Abstract

Adopting a child is a tradition that has long been practiced by Arab society and continues to this day. The practice of adopting children when Islam came was then perfected by the Prophet Muhammad PBUH, so that it has a basis in Islamic law. This study explores adoption practices in contemporary Sasak society and their implications for reformulating Islamic Marriage Law. This research uses a normative juridical approach analyzed with the theory of maqāṣid al-sharī'ah. The data analyzed are laws, legal regulations and decisions of religious courts on the island of Lombok, West Nusa Tenggara regarding child adoption cases and norms regarding child protection as normative legal material. These data sources are collected through documentation techniques and analysed using data compaction, display, and conclusion-drawing stages, employing analogical and teleological legal interpretation approaches.
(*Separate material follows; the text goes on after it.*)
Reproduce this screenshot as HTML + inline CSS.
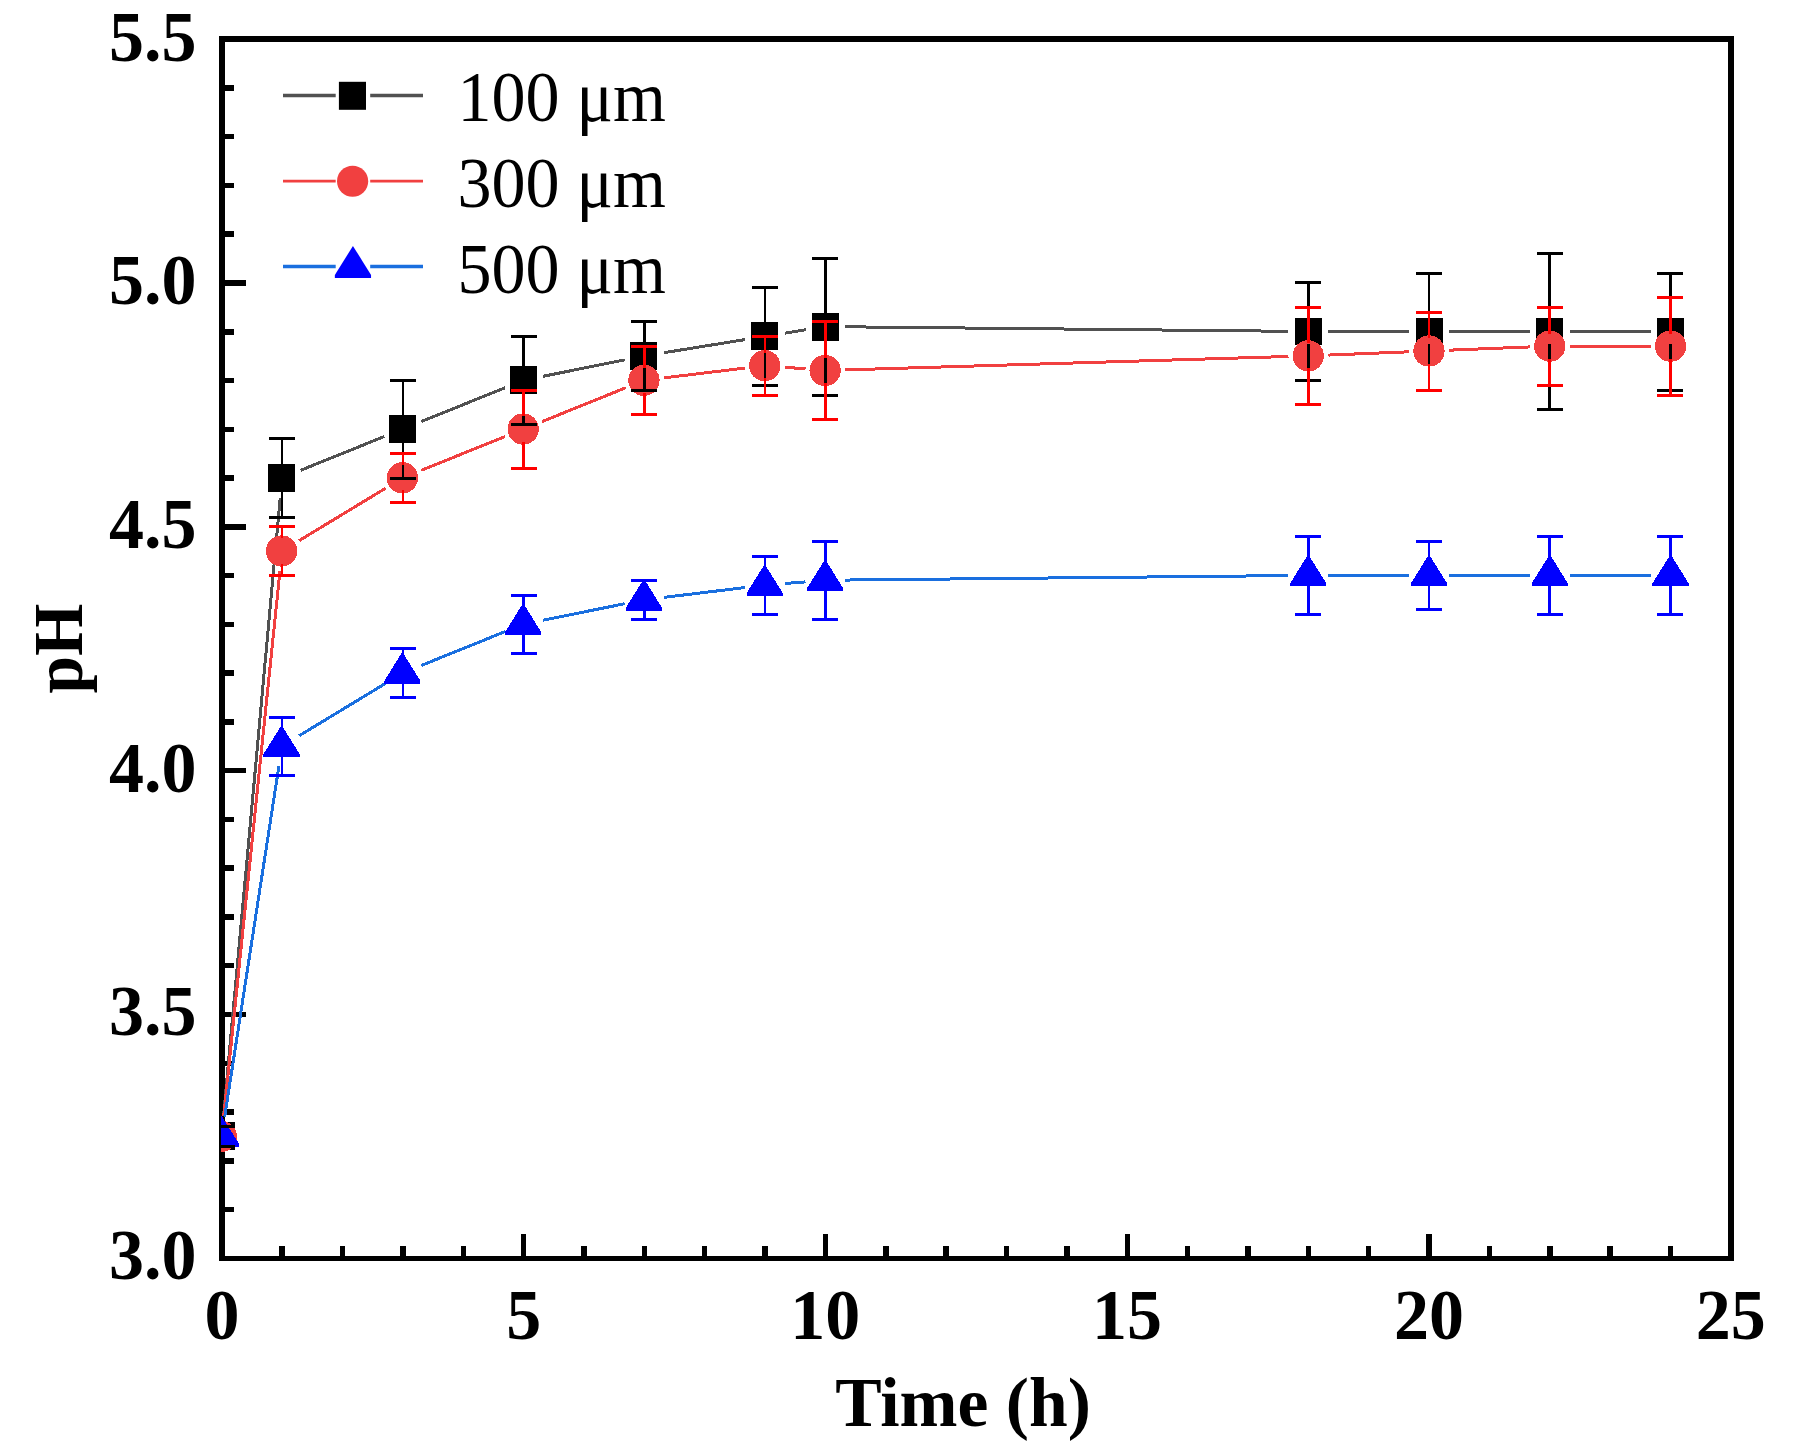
<!DOCTYPE html>
<html lang="en">
<head>
<meta charset="utf-8">
<title>pH vs Time</title>
<style>
html,body{margin:0;padding:0;background:#fff;}
body{width:1798px;height:1454px;overflow:hidden;}
svg{display:block;}
</style>
</head>
<body>
<svg width="1798" height="1454" viewBox="0 0 1798 1454">
<defs><clipPath id="plotclip"><rect x="221" y="39" width="1511" height="1220"/></clipPath></defs>
<rect width="1798" height="1454" fill="#fff"/>
<g fill="#000" shape-rendering="crispEdges"><rect x="219" y="36" width="6" height="1225"/><rect x="1728" y="36" width="6" height="1225"/><rect x="219" y="36" width="1515" height="6"/><rect x="219" y="1256" width="1515" height="5"/><rect x="224" y="1207" width="10" height="5"/><rect x="224" y="1158" width="10" height="6"/><rect x="224" y="1109" width="10" height="6"/><rect x="224" y="1061" width="10" height="5"/><rect x="224" y="1012" width="22" height="5"/><rect x="224" y="963" width="10" height="5"/><rect x="224" y="914" width="10" height="6"/><rect x="224" y="865" width="10" height="6"/><rect x="224" y="817" width="10" height="5"/><rect x="224" y="768" width="22" height="5"/><rect x="224" y="719" width="10" height="6"/><rect x="224" y="670" width="10" height="6"/><rect x="224" y="622" width="10" height="5"/><rect x="224" y="573" width="10" height="5"/><rect x="224" y="524" width="22" height="6"/><rect x="224" y="475" width="10" height="6"/><rect x="224" y="427" width="10" height="5"/><rect x="224" y="378" width="10" height="5"/><rect x="224" y="329" width="10" height="6"/><rect x="224" y="280" width="22" height="6"/><rect x="224" y="231" width="10" height="6"/><rect x="224" y="183" width="10" height="5"/><rect x="224" y="134" width="10" height="5"/><rect x="224" y="85" width="10" height="6"/><rect x="279" y="1246" width="6" height="11"/><rect x="340" y="1246" width="5" height="11"/><rect x="400" y="1246" width="6" height="11"/><rect x="461" y="1246" width="5" height="11"/><rect x="521" y="1234" width="5" height="23"/><rect x="581" y="1246" width="6" height="11"/><rect x="642" y="1246" width="5" height="11"/><rect x="702" y="1246" width="5" height="11"/><rect x="762" y="1246" width="6" height="11"/><rect x="823" y="1234" width="5" height="23"/><rect x="883" y="1246" width="6" height="11"/><rect x="943" y="1246" width="6" height="11"/><rect x="1004" y="1246" width="5" height="11"/><rect x="1064" y="1246" width="6" height="11"/><rect x="1125" y="1234" width="5" height="23"/><rect x="1185" y="1246" width="5" height="11"/><rect x="1245" y="1246" width="6" height="11"/><rect x="1306" y="1246" width="5" height="11"/><rect x="1366" y="1246" width="5" height="11"/><rect x="1426" y="1234" width="6" height="23"/><rect x="1487" y="1246" width="5" height="11"/><rect x="1547" y="1246" width="6" height="11"/><rect x="1607" y="1246" width="6" height="11"/><rect x="1668" y="1246" width="5" height="11"/></g>
<g clip-path="url(#plotclip)" shape-rendering="crispEdges"><g stroke="#515151" stroke-width="3" fill="none"><line x1="223.48" y1="1116.43" x2="280.2" y2="497.74"/><line x1="300.57" y1="470.33" x2="384.25" y2="436.53"/><line x1="421.33" y1="421.55" x2="505.01" y2="387.75"/><line x1="543.15" y1="376.3" x2="624.71" y2="359.83"/><line x1="664.05" y1="352.68" x2="745.33" y2="339.55"/><line x1="784.81" y1="333.17" x2="805.71" y2="329.79"/><line x1="845.45" y1="326.8" x2="1288.49" y2="331.28"/><line x1="1328.49" y1="331.48" x2="1409.25" y2="331.48"/><line x1="1449.25" y1="331.48" x2="1530.01" y2="331.48"/><line x1="1570.01" y1="331.48" x2="1650.77" y2="331.48"/></g><g fill="#000"><rect x="207.7" y="1122.4" width="27" height="27.9"/><rect x="268.09" y="463.87" width="27" height="27.9"/><rect x="388.87" y="415.09" width="27" height="27.9"/><rect x="509.65" y="366.31" width="27" height="27.9"/><rect x="630.43" y="341.92" width="27" height="27.9"/><rect x="751.21" y="322.41" width="27" height="27.9"/><rect x="811.6" y="312.65" width="27" height="27.9"/><rect x="1294.72" y="317.53" width="27" height="27.9"/><rect x="1415.5" y="317.53" width="27" height="27.9"/><rect x="1536.28" y="317.53" width="27" height="27.9"/><rect x="1657.06" y="317.53" width="27" height="27.9"/></g><g stroke="#f14040" stroke-width="3" fill="none"><line x1="223.7" y1="1116.46" x2="279.98" y2="570.88"/><line x1="299.14" y1="540.63" x2="385.68" y2="488.18"/><line x1="421.33" y1="470.33" x2="505.01" y2="436.53"/><line x1="542.09" y1="421.55" x2="625.77" y2="387.75"/><line x1="664.16" y1="377.85" x2="745.22" y2="368.03"/><line x1="785.01" y1="367.24" x2="805.51" y2="368.89"/><line x1="845.44" y1="369.9" x2="1288.5" y2="356.48"/><line x1="1328.47" y1="355.06" x2="1409.27" y2="351.8"/><line x1="1449.23" y1="350.18" x2="1530.03" y2="346.92"/><line x1="1570.01" y1="346.11" x2="1650.77" y2="346.11"/></g><g fill="#f14040"><circle cx="221.2" cy="1136.35" r="15.65"/><circle cx="281.59" cy="550.99" r="15.65"/><circle cx="402.37" cy="477.82" r="15.65"/><circle cx="523.15" cy="429.04" r="15.65"/><circle cx="643.93" cy="380.26" r="15.65"/><circle cx="764.71" cy="365.63" r="15.65"/><circle cx="825.1" cy="370.5" r="15.65"/><circle cx="1308.22" cy="355.87" r="15.65"/><circle cx="1429" cy="350.99" r="15.65"/><circle cx="1549.78" cy="346.11" r="15.65"/><circle cx="1670.56" cy="346.11" r="15.65"/></g><g stroke="#1a6fdf" stroke-width="3" fill="none"><line x1="224.71" y1="1116.59" x2="278.97" y2="765.87"/><line x1="299.14" y1="735.75" x2="385.68" y2="683.3"/><line x1="421.33" y1="665.45" x2="505.01" y2="631.65"/><line x1="543.15" y1="620.2" x2="624.71" y2="603.73"/><line x1="664.16" y1="597.36" x2="745.22" y2="587.54"/><line x1="785.01" y1="583.53" x2="805.51" y2="581.87"/><line x1="845.45" y1="580.06" x2="1288.49" y2="575.58"/><line x1="1328.49" y1="575.38" x2="1409.25" y2="575.38"/><line x1="1449.25" y1="575.38" x2="1530.01" y2="575.38"/><line x1="1570.01" y1="575.38" x2="1650.77" y2="575.38"/></g><g fill="#0000ff"><polygon points="221.2,1115.25 239.3,1144.35 239.3,1147.45 203.1,1147.45 203.1,1144.35"/><polygon points="281.59,725.01 299.69,754.11 299.69,757.21 263.49,757.21 263.49,754.11"/><polygon points="402.37,651.84 420.47,680.94 420.47,684.04 384.27,684.04 384.27,680.94"/><polygon points="523.15,603.06 541.25,632.16 541.25,635.26 505.05,635.26 505.05,632.16"/><polygon points="643.93,578.67 662.03,607.77 662.03,610.87 625.83,610.87 625.83,607.77"/><polygon points="764.71,564.04 782.81,593.14 782.81,596.24 746.61,596.24 746.61,593.14"/><polygon points="825.1,559.16 843.2,588.26 843.2,591.36 807,591.36 807,588.26"/><polygon points="1308.22,554.28 1326.32,583.38 1326.32,586.48 1290.12,586.48 1290.12,583.38"/><polygon points="1429,554.28 1447.1,583.38 1447.1,586.48 1410.9,586.48 1410.9,583.38"/><polygon points="1549.78,554.28 1567.88,583.38 1567.88,586.48 1531.68,586.48 1531.68,583.38"/><polygon points="1670.56,554.28 1688.66,583.38 1688.66,586.48 1652.46,586.48 1652.46,583.38"/></g><g stroke="#000" fill="none"><path stroke-width="3" d="M208.8 1126.5H234.8M208.8 1146.5H234.8M269.16 438.5H295.16M269.16 517.5H295.16M389.88 380.5H415.88M389.88 478.5H415.88M510.6 336.5H536.6M510.6 424.5H536.6M631.32 321.5H657.32M631.32 390.5H657.32M752.04 287.5H778.04M752.04 385.5H778.04M812.4 258.5H838.4M812.4 395.5H838.4M1295.28 282.5H1321.28M1295.28 380.5H1321.28M1416 273.5H1442M1416 390.5H1442M1536.72 253.5H1562.72M1536.72 409.5H1562.72M1657.44 273.5H1683.44M1657.44 390.5H1683.44"/><path stroke-width="2.5" d="M282.16 438.5V465.22M282.16 490.42V517.5M402.88 380.5V416.44M402.88 441.64V478.5M523.6 336.5V367.66M523.6 392.86V424.5M644.32 321.5V343.27M644.32 368.47V390.5M765.04 287.5V323.76M765.04 348.96V385.5M825.4 258.5V314M825.4 339.2V395.5M1308.28 282.5V318.88M1308.28 344.08V380.5M1429 273.5V318.88M1429 344.08V390.5M1549.72 253.5V318.88M1549.72 344.08V409.5M1670.44 273.5V318.88M1670.44 344.08V390.5"/></g><g stroke="#ff0000" fill="none"><path stroke-width="3" d="M269.16 526.5H295.16M269.16 575.5H295.16M389.88 453.5H415.88M389.88 502.5H415.88M510.6 390.5H536.6M510.6 468.5H536.6M631.32 346.5H657.32M631.32 414.5H657.32M752.04 336.5H778.04M752.04 395.5H778.04M812.4 321.5H838.4M812.4 419.5H838.4M1295.28 307.5H1321.28M1295.28 404.5H1321.28M1416 312.5H1442M1416 390.5H1442M1536.72 307.5H1562.72M1536.72 385.5H1562.72M1657.44 297.5H1683.44M1657.44 395.5H1683.44"/><path stroke-width="2.5" d="M282.16 526.5V538.39M282.16 563.59V575.5M402.88 453.5V465.22M402.88 490.42V502.5M523.6 390.5V416.44M523.6 441.64V468.5M644.32 346.5V367.66M644.32 392.86V414.5M765.04 336.5V353.03M765.04 378.23V395.5M825.4 321.5V357.9M825.4 383.1V419.5M1308.28 307.5V343.27M1308.28 368.47V404.5M1429 312.5V338.39M1429 363.59V390.5M1549.72 307.5V333.51M1549.72 358.71V385.5M1670.44 297.5V333.51M1670.44 358.71V395.5"/></g><g stroke="#0000ff" fill="none"><path stroke-width="3" d="M269.16 717.5H295.16M269.16 775.5H295.16M389.88 648.5H415.88M389.88 697.5H415.88M510.6 595.5H536.6M510.6 653.5H536.6M631.32 580.5H657.32M631.32 619.5H657.32M752.04 556.5H778.04M752.04 614.5H778.04M812.4 541.5H838.4M812.4 619.5H838.4M1295.28 536.5H1321.28M1295.28 614.5H1321.28M1416 541.5H1442M1416 609.5H1442M1536.72 536.5H1562.72M1536.72 614.5H1562.72M1657.44 536.5H1683.44M1657.44 614.5H1683.44"/><path stroke-width="2.5" d="M282.16 717.5V741.11M282.16 751.11V775.5M402.88 648.5V667.94M402.88 677.94V697.5M523.6 595.5V619.16M523.6 629.16V653.5M644.32 580.5V594.77M644.32 604.77V619.5M765.04 556.5V580.14M765.04 590.14V614.5M825.4 541.5V575.26M825.4 585.26V619.5M1308.28 536.5V570.38M1308.28 580.38V614.5M1429 541.5V570.38M1429 580.38V609.5M1549.72 536.5V570.38M1549.72 580.38V614.5M1670.44 536.5V570.38M1670.44 580.38V614.5"/></g></g>
<path d="M283 95.5H335.7M370.2 95.5H423" stroke="#515151" stroke-width="3.5" fill="none"/><rect x="338.9" y="81.8" width="27.1" height="28" fill="#000"/><path d="M283 181.1H335.7M370.2 181.1H423" stroke="#f14040" stroke-width="2.6" fill="none"/><circle cx="352.6" cy="181.25" r="15.6" fill="#f14040"/><path d="M283 266.6H335.7M370.2 266.6H423" stroke="#1a6fdf" stroke-width="3.5" fill="none"/><polygon points="352.95,245.9 371.05,275 371.05,278.1 334.85,278.1 334.85,275" fill="#0000ff"/><g font-family="'Liberation Serif', 'Times New Roman', Times, serif" font-size="70" fill="#000"><text transform="translate(457.5 121.2) scale(0.972 1.02)">100 μm</text><text transform="translate(457.5 207.1) scale(0.972 1.02)">300 μm</text><text transform="translate(457.5 292.7) scale(0.972 1.02)">500 μm</text></g>
<g font-family="'Liberation Serif', 'Times New Roman', Times, serif" font-weight="bold" font-size="70" fill="#000"><text transform="translate(196.6 1279.2) scale(1.0 1.012)" text-anchor="end">3.0</text><text transform="translate(196.6 1035.48) scale(1.0 1.012)" text-anchor="end">3.5</text><text transform="translate(196.6 791.76) scale(1.0 1.012)" text-anchor="end">4.0</text><text transform="translate(196.6 548.04) scale(1.0 1.012)" text-anchor="end">4.5</text><text transform="translate(196.6 304.32) scale(1.0 1.012)" text-anchor="end">5.0</text><text transform="translate(196.6 60.6) scale(1.0 1.012)" text-anchor="end">5.5</text><text transform="translate(222 1339.2) scale(1.0 1.012)" text-anchor="middle">0</text><text transform="translate(523.8 1339.2) scale(1.0 1.012)" text-anchor="middle">5</text><text transform="translate(825.3 1339.2) scale(1.0 1.012)" text-anchor="middle">10</text><text transform="translate(1127.1 1339.2) scale(1.0 1.012)" text-anchor="middle">15</text><text transform="translate(1428.9 1339.2) scale(1.0 1.012)" text-anchor="middle">20</text><text transform="translate(1730.7 1339.2) scale(1.0 1.012)" text-anchor="middle">25</text><text transform="translate(963 1426.4) scale(0.994 1.008)" text-anchor="middle">Time (h)</text><text transform="translate(82.2 648.6) rotate(-90) scale(0.96 1.005)" text-anchor="middle">pH</text></g>
</svg>
</body>
</html>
The study identifies three classifications of adopted children based on marital status and the presence of biological parents: legitimate children, illegitimate children, and children with unclear status. The research upholds the Islamic legal principle that adoption does not sever the child's lineage from their biological parents, even if their existence is unknown, and does not establish a lineage between the adopted child and their adoptive parents. The study has three implications for Islamic marriage law in Indonesia: including adoption provisions in the Marriage Law, eliminating the article that allows polygamy as a solution for childless couples, and adding requirements for marriages involving "unclear children" as authentic evidence to prove no blood relation between the prospective bride and groom, thus preventing invalid marriages.